> **Given information**:
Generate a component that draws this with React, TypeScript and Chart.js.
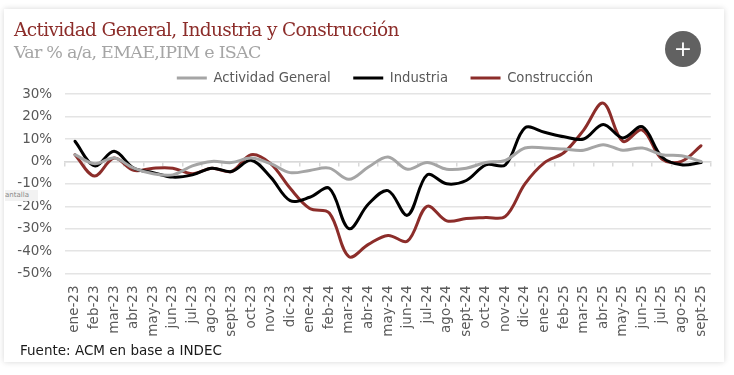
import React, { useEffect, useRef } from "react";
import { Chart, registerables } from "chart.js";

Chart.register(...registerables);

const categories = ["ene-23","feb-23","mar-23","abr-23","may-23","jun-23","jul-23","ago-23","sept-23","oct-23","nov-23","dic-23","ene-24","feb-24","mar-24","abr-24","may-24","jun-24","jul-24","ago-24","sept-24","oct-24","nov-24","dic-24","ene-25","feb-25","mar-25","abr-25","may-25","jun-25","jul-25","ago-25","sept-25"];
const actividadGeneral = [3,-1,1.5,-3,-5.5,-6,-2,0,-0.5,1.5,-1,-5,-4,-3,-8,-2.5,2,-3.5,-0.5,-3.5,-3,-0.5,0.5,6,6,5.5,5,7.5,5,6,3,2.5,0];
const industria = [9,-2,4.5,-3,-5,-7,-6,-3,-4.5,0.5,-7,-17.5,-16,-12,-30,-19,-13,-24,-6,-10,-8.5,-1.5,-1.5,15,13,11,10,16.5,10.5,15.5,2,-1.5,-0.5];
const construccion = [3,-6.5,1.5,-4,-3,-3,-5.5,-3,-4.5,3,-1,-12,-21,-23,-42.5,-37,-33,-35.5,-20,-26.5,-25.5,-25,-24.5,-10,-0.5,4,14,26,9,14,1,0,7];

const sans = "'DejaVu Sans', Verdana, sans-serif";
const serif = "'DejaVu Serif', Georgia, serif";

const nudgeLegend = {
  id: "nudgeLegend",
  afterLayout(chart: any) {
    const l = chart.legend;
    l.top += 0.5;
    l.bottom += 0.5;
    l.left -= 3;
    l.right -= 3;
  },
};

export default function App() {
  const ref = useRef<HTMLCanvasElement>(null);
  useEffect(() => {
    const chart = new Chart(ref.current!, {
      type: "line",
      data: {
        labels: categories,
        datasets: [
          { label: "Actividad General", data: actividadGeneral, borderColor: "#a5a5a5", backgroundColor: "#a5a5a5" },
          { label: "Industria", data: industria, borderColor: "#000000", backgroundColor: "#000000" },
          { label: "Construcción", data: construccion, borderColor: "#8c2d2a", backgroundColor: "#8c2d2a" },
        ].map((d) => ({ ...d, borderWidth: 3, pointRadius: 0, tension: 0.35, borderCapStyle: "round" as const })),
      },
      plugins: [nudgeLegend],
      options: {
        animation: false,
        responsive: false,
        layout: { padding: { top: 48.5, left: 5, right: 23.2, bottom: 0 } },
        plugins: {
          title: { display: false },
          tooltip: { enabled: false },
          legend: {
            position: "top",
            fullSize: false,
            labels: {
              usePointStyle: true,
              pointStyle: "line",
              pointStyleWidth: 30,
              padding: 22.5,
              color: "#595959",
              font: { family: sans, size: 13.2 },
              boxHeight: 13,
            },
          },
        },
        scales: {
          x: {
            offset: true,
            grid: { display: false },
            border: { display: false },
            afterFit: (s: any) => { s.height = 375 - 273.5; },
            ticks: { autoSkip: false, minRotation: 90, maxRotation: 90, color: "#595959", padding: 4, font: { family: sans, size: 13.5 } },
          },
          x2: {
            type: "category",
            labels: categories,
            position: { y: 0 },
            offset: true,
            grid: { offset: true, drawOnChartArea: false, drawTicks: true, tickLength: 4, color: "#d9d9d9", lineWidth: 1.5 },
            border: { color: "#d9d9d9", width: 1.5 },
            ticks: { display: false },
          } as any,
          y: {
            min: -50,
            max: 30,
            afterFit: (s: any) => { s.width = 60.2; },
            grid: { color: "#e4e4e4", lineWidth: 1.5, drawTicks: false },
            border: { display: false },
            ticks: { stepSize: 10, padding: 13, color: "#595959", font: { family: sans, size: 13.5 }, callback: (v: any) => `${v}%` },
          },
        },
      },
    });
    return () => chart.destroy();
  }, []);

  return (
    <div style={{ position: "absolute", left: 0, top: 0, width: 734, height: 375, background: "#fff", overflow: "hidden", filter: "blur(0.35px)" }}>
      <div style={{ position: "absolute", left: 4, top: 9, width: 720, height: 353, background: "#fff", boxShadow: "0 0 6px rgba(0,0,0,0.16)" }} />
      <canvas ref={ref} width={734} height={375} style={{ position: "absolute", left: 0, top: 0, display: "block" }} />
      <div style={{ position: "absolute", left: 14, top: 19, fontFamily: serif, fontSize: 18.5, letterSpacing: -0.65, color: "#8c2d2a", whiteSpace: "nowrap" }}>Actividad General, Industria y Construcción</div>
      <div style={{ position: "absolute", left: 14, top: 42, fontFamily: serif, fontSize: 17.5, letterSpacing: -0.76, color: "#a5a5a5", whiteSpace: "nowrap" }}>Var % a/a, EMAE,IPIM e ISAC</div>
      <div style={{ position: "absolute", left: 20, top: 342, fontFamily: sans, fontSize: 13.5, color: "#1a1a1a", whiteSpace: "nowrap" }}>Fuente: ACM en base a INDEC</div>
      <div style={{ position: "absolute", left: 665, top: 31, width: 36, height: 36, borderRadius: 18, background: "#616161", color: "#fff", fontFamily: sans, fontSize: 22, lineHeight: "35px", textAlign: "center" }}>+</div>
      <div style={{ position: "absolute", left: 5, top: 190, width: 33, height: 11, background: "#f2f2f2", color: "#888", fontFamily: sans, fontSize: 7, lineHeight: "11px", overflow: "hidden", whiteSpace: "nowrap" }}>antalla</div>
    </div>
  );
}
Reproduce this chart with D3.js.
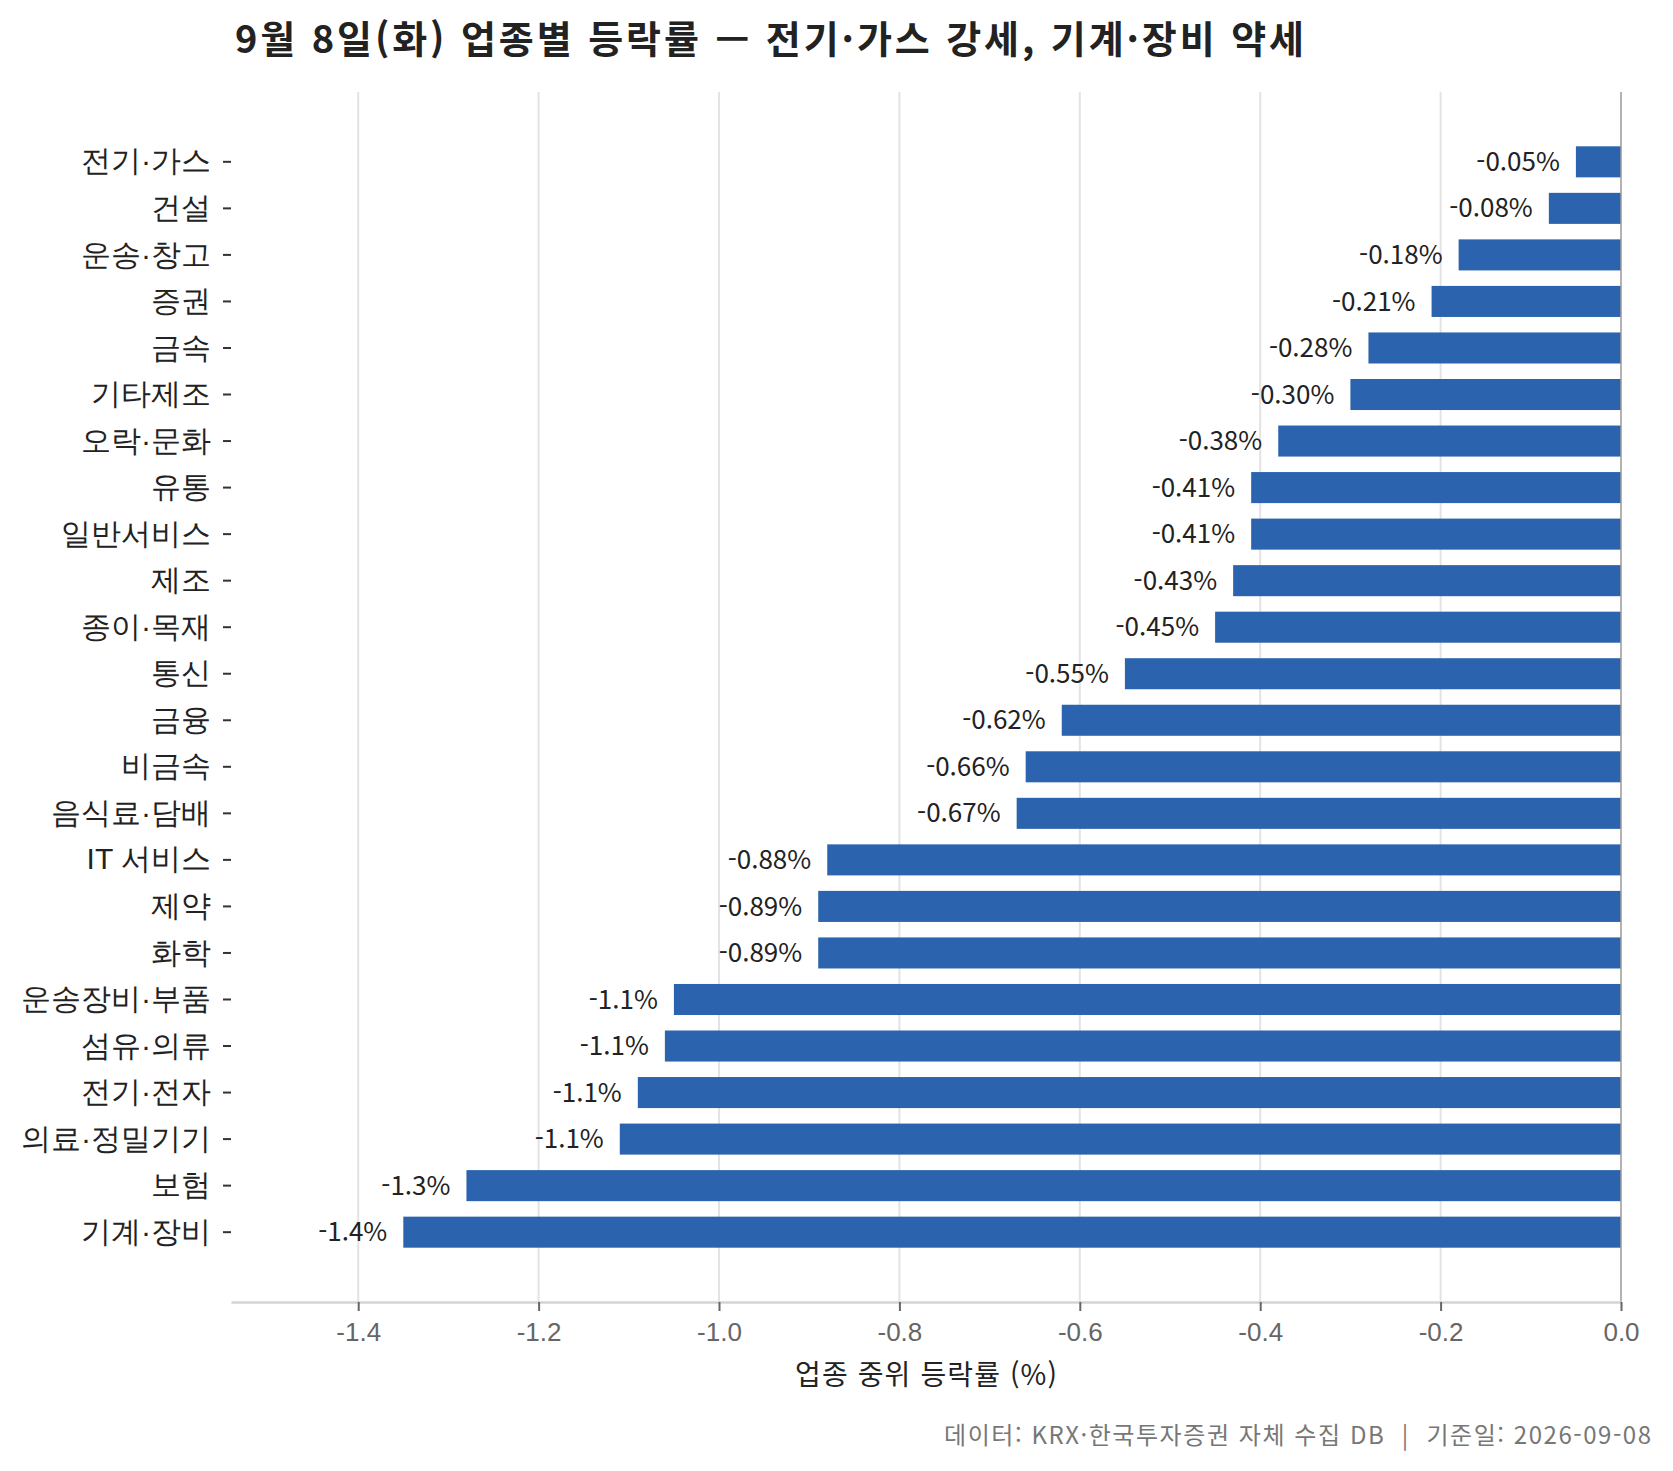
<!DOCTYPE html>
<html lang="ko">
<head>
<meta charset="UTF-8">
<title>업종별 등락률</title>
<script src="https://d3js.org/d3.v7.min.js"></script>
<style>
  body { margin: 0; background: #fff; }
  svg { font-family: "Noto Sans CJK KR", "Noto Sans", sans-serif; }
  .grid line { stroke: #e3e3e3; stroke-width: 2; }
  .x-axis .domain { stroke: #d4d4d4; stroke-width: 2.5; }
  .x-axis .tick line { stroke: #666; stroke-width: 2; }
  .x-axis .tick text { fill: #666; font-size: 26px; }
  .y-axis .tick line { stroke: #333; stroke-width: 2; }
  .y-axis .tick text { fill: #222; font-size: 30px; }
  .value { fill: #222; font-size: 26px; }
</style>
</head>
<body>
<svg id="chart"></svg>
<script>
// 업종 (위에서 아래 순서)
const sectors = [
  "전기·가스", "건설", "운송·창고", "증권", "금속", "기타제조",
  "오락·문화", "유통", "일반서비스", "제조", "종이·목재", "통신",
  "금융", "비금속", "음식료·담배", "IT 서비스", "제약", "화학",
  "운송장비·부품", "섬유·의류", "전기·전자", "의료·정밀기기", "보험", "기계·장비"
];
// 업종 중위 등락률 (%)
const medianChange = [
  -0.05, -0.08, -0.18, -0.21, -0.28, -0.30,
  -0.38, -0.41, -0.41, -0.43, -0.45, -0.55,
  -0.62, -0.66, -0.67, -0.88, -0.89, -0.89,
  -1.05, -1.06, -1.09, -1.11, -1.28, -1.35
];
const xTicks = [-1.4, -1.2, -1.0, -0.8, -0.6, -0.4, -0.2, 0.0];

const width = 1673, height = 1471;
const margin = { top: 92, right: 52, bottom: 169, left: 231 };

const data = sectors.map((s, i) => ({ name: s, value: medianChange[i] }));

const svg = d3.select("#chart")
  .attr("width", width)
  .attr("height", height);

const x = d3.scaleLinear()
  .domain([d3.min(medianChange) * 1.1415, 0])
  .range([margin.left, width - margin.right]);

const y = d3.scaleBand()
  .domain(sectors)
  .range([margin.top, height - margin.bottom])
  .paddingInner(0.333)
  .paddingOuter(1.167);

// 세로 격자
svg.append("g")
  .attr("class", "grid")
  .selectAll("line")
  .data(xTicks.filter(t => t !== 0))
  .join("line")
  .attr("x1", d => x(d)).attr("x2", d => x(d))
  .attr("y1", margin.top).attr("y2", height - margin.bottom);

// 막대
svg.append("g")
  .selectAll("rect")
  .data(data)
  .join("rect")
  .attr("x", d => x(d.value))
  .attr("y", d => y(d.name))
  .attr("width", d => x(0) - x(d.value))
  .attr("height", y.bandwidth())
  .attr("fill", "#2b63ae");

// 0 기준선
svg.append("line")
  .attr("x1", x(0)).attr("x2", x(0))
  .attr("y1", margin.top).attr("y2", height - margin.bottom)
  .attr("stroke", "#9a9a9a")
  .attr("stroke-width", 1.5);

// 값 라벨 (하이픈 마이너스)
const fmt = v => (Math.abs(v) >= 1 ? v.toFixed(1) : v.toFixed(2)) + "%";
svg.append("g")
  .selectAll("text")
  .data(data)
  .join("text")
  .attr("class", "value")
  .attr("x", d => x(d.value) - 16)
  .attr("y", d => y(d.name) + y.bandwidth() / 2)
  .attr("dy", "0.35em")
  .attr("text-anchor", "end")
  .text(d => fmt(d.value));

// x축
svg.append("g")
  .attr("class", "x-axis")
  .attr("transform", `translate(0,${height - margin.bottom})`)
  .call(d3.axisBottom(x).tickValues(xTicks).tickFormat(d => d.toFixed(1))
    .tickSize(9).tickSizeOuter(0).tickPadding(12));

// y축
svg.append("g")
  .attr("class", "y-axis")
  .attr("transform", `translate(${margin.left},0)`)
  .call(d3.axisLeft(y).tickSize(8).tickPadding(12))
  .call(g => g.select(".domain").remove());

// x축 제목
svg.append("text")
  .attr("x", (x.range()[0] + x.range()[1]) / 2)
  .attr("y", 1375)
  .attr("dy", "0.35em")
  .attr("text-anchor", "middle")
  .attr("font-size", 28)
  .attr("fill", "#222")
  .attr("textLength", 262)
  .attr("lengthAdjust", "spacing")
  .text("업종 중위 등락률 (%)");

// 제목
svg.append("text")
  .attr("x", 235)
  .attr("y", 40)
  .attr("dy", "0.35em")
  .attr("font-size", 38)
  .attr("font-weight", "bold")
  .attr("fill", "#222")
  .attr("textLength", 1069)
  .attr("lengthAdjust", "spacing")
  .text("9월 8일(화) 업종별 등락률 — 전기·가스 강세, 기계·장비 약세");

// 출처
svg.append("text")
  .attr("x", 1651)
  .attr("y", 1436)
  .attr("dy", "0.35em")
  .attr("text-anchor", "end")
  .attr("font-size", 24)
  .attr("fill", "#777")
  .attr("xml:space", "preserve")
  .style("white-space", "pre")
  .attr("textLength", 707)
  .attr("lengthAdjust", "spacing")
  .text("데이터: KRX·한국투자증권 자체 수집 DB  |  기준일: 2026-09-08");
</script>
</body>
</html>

> **Requirements**: Using the listing above, work out how many of its lines include "React", and give only the result.

> **Problem solution**: 2